Vince Dooley a hit during Walker County visi | Sport
by Tim Carlfeld
Jun 29, 2007 | 108 views | 0 0 comments | 5 5 recommendations | email to a friend | print
Though he has a reason to, former University of Georgia football coach Vince Dooley seems to be doing anything but slowing down these days.

With a voice raspy from recent throat cancer surgery and daily radiation treatments, Dooley addressed Walker County Chamber of Commerce members Tuesday, saying he feels fine.

“People think I’m supposed to feel bad, and it makes me feel bad that I don’t,” he joked to the full-house luncheon audience at the Walker County Civic Center.

It was the first of two Walker stops for Dooley, 74, who achieved more than 200 wins in his 25 seasons heading the UGA football program.

Gateway Bank & Trust sponsored both his speaking appearance at the Chamber and a later stop at their LaFayette branch to sign copies of the three books he’s penned.

Promotion of the books goes hand-in-hand with a grueling schedule of speaking engagements for the affable coach, who is ranked 10th in college football career wins.

The latest book, “How ‘Bout Them Dawgs,” is a children’s book dedicated to his 11 grandchildren.

“I was real sure to spell each one of their names correctly,” he said.

Athletics and academics have always shared high priority in Dooley’s life. He was the quarterback and captain of the Auburn University football team and has a master’s degree in history.

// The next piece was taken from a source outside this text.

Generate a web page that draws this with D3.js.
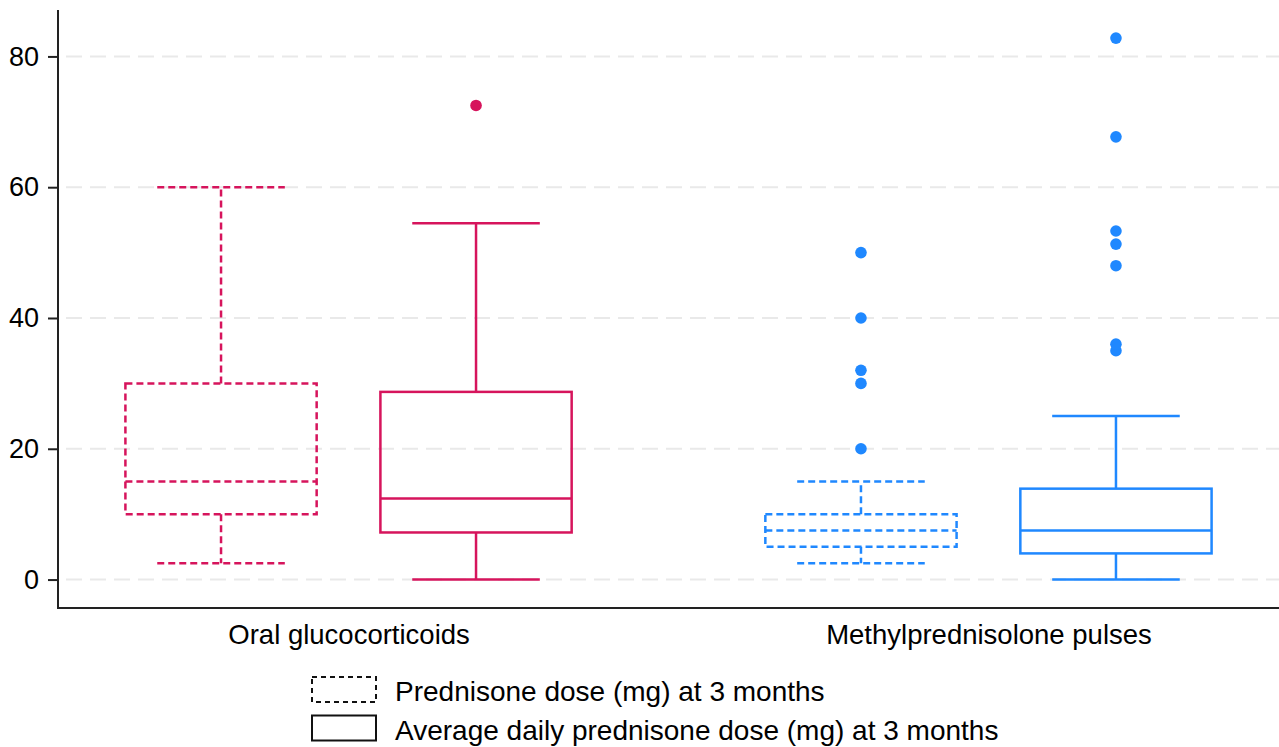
<!DOCTYPE html>
<html>
<head>
<meta charset="utf-8">
<script src="https://cdn.jsdelivr.net/npm/d3@7"></script>
<style>
  html, body { margin: 0; padding: 0; background: #fff; }
  svg { display: block; font-family: "Liberation Sans", Arial, sans-serif; }
</style>
</head>
<body>
<div id="chart"></div>
<script>
// categories and series
var groups = ["Oral glucocorticoids", "Methylprednisolone pulses"];
var series = ["Prednisone dose (mg) at 3 months", "Average daily prednisone dose (mg) at 3 months"];
var groupColors = ["#d6145c", "#1f88ff"];
var yTicks = [0, 20, 40, 60, 80];

// box stats per series, in group order: [min, q1, median, q3, max]
var prednisoneStats = [
	[2.5, 10, 15, 30, 60],
	[2.5, 5, 7.5, 10, 15]
];
var averageStats = [
	[0, 7.2, 12.4, 28.7, 54.5],
	[0, 4, 7.5, 13.9, 25]
];
var prednisoneOutliers = [
	[],
	[20, 30, 32, 40, 50]
];
var averageOutliers = [
	[72.5],
	[35, 36, 48, 51.3, 53.3, 67.7, 82.8]
];

var width = 1279,
	height = 747,
	margin = {top: 10, right: 0, bottom: 139, left: 58},
	fontSize = 27.5;

var svg = d3.select("#chart")
	.append("svg")
	.attr("width", width)
	.attr("height", height);

var y = d3.scaleLinear()
	.domain([-4.35, 87.1])
	.range([height - margin.bottom, margin.top]);

var x0 = d3.scalePoint()
	.domain(groups)
	.range([margin.left, width - margin.right])
	.padding(0.454);

var x1 = d3.scaleBand()
	.domain(series)
	.range([-255, 255]);

// gridlines
svg.append("g")
	.selectAll("line")
	.data(yTicks)
	.join("line")
	.attr("x1", margin.left + 8)
	.attr("x2", width)
	.attr("y1", d => y(d))
	.attr("y2", d => y(d))
	.attr("stroke", "#e9e9e9")
	.attr("stroke-width", 2)
	.attr("stroke-dasharray", "16,8");

// y axis
var yAxis = d3.axisLeft(y)
	.tickValues(yTicks)
	.tickSize(10)
	.tickPadding(9);

var yAxisGroup = svg.append("g")
	.attr("transform", "translate(" + margin.left + ",0)")
	.call(yAxis);

yAxisGroup.select(".domain").remove();
yAxisGroup.selectAll(".tick line").attr("stroke", "#222").attr("stroke-width", 2);
yAxisGroup.selectAll(".tick text")
	.attr("font-size", 27)
	.attr("fill", "#000")
	.attr("font-family", "Liberation Sans, Arial, sans-serif");

// x axis
var xAxis = d3.axisBottom(x0)
	.tickSize(0)
	.tickPadding(16);

var xAxisGroup = svg.append("g")
	.attr("transform", "translate(0," + (height - margin.bottom) + ")")
	.call(xAxis);

xAxisGroup.select(".domain").remove();
xAxisGroup.selectAll(".tick text")
	.attr("font-size", fontSize)
	.attr("fill", "#000")
	.attr("font-family", "Liberation Sans, Arial, sans-serif");

// axis lines
svg.append("path")
	.attr("d", "M" + margin.left + "," + margin.top + "V" + (height - margin.bottom) + "H" + width)
	.attr("fill", "none")
	.attr("stroke", "#222")
	.attr("stroke-width", 2);

function drawBox(stats, outliers, seriesName, dash) {
	var boxWidth = x1.bandwidth() * 0.75;
	var capWidth = boxWidth * 0.667;

	groups.forEach(function(group, i) {
		var s = stats[i];
		var cx = x0(group) + x1(seriesName) + x1.bandwidth() / 2;
		var color = groupColors[i];
		var g = svg.append("g")
			.attr("fill", "none")
			.attr("stroke", color)
			.attr("stroke-width", 2.5)
			.attr("stroke-dasharray", dash);

		// whiskers
		g.append("line")
			.attr("x1", cx).attr("x2", cx)
			.attr("y1", y(s[3])).attr("y2", y(s[4]));
		g.append("line")
			.attr("x1", cx).attr("x2", cx)
			.attr("y1", y(s[1])).attr("y2", y(s[0]));

		// caps
		g.append("line")
			.attr("x1", cx - capWidth / 2).attr("x2", cx + capWidth / 2)
			.attr("y1", y(s[4])).attr("y2", y(s[4]));
		g.append("line")
			.attr("x1", cx - capWidth / 2).attr("x2", cx + capWidth / 2)
			.attr("y1", y(s[0])).attr("y2", y(s[0]));

		// box
		g.append("rect")
			.attr("x", cx - boxWidth / 2)
			.attr("y", y(s[3]))
			.attr("width", boxWidth)
			.attr("height", y(s[1]) - y(s[3]));

		// median
		g.append("line")
			.attr("x1", cx - boxWidth / 2).attr("x2", cx + boxWidth / 2)
			.attr("y1", y(s[2])).attr("y2", y(s[2]));

		// outliers
		svg.append("g")
			.selectAll("circle")
			.data(outliers[i])
			.join("circle")
			.attr("cx", cx)
			.attr("cy", d => y(d))
			.attr("r", 5.8)
			.attr("fill", color);
	});
}

drawBox(prednisoneStats, prednisoneOutliers, series[0], "7,4");
drawBox(averageStats, averageOutliers, series[1], null);

// legend
var legend = svg.append("g")
	.attr("transform", "translate(312,677)");

var legendItems = legend.selectAll("g")
	.data(series)
	.join("g")
	.attr("transform", (d, i) => "translate(0," + (i * 38.5) + ")");

legendItems.append("rect")
	.attr("x", 0)
	.attr("y", 0)
	.attr("width", 64)
	.attr("height", 25)
	.attr("fill", "none")
	.attr("stroke", "#111")
	.attr("stroke-width", 2)
	.attr("stroke-dasharray", (d, i) => i === 0 ? "5,4" : null);

legendItems.append("text")
	.attr("x", 83)
	.attr("y", 24)
	.attr("font-size", 28)
	.attr("fill", "#000")
	.text(d => d);
</script>
</body>
</html>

Dooley recalled how he took the UGA job at a point when the team had suffered losing seasons in seven of the previous nine years.

“There was a national search for a coach, and all the Bulldogs’ fans were excited when they heard that Vince was going to be the new coach,” said Dooley, whose original contract was for a $12,000 salary. “It was too bad that they were thinking it was Vince Lombardi.”

With college football’s top coaches now pulling in multi-million dollar salaries, Dooley says his wife Barbara considered that he got in the game too early. “It’s amazing what a market economy has done for college football,” he said.

Barbara is a recent breast cancer survivor as well as an author, having penned “Put Me In Coach — Confessions of a Football Wife.”

“We have had 44 wonderful years of marriage, which isn’t bad out of 47,” Dooley said of his bride, garnering the biggest laugh of the day.

Dooley counts among his friendships over his 40 years in college football the likes of great coaches Bobby Bowden of Florida State, Penn State’s Joe Paterno, the late Woody Hayes of Ohio State, and current Bulldogs football coach Mark Richt.

“Mark is the total package of leadership — a combination of moral qualities, integrity, the trust of his players and a top-notch resolve to win,” he said of Richt.

Dooley assumed the duties of athletic director at UGA in 1979, performing in that capacity along with coaching the football team until 1984, when he stepped down as coach. He remained head of the athletic department until retiring in 2004.

In comparing his dual roles, Coach Dooley said the decision-making process was the biggest difference. “As athletic director I could appoint a committee which may come back with results in three weeks. As a coach I was often alone in coming up with an answer in three seconds.”